Celine Schillinger: People engagement is a difficult art, which tech can both enable and hamper. Well used, tech makes human work easier and better; social technologies make meaningful connections possible at scale. But tech is also a source of division, frustration and fear. Will tech take our jobs? Is there any space of freedom left in our work if each and every step is controlled by machines? What consequence can the divide between the digital literates and the others have on society? Purpose, education, inclusion, value creation, meaningful human collectives powered by tech… your question actually touches a number of our bigger societal challenges. My sense is that many of them relate to leadership. That’s why I focus my work on engagement leadership.
we.CONECT: In your keynote you speak about the importance of understanding employees in a way companies understand their customers. Why is that so crucial?

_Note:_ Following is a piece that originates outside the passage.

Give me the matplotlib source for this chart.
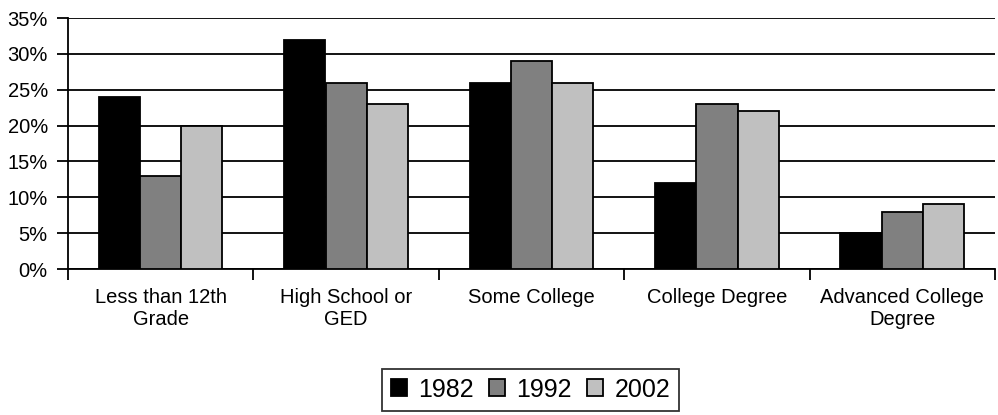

Celine Schillinger: Employees are the first customers of an organization. They see and feel what it truly is: their life is shaped by their experience at work, from the best to the worst. They act accordingly, passing on this experience to the customers through the quality of the products and services they deliver. Companies that truly care about their customers just can’t escape the need to create the conditions for all their employees – not just a few – to excel individually and together. Engagement is a relational process, not a transactional outcome.
we.CONECT: How does your organisation measure intranet user adoption and what would you suggest to your peers to increase engagement?
Celine Schillinger: 18 months ago, when I left the large company I worked for, the intranet there was far from being social and a clear move towards an enterprise social network was yet to be decided, despite individuals catalysing wonderful communities here and there. I’m sure that IT or Internal Coms were measuring adoption or readership of something, but their KPIs were meaningless in the absence of a systemic & strategic push for social collaboration. Collaboration is a way of relating to one another / of working together, role modelled by leadership. If it’s not there, you can measure anything you want, it won’t make any difference.
we.CONECT: What was the biggest challenge in founding weneedsocial.com and what is the most exciting thing about your job?
Celine Schillinger: During 27 years, I have worked in small and big companies. Never thought I could be an entrepreneur! Then I made the decision to fly on my own… And I’ve had an amazing ride so far. It is truly liberating, because I now work with people who want my help, and I am not subject anymore to politics and the judgement of some mediocre HR bureaucrat or self-inflated, spoilt “leader” lagging 20 years behind re: collaboration. In my new life, the biggest challenge has been – and still is – to know when to stop working. I love my job so much, it is a way of life rather than a job actually. I could do It day and night, every day. If you ask my family, I should work and travel less. As much as I prefer the idea of “lifework” over “work-life balance” (thanks Ayelet Baron) I need to be better at unplugging.
we.CONECT: How do you assess the developments on the market for solutions for employee experience in the next 1-2 years?
Celine Schillinger: I’m excited by the improvement of workplace tech solutions and the development of new ones. Things do really get better with the cloud, video integration, bots, mobile first and so on. They still feel clunky here and there though, and intimidating for the non-digital literates. I am worried by the huge amount of brainpower, time and money spent on the development of new tech versus the attention spent on human engagement, support and community building, leveraging tech. Social collaboration at work is still a new language for many. Tech alone does not solve all human problems – sometimes it makes them worse. We really need to pay more attention to the human side of the future.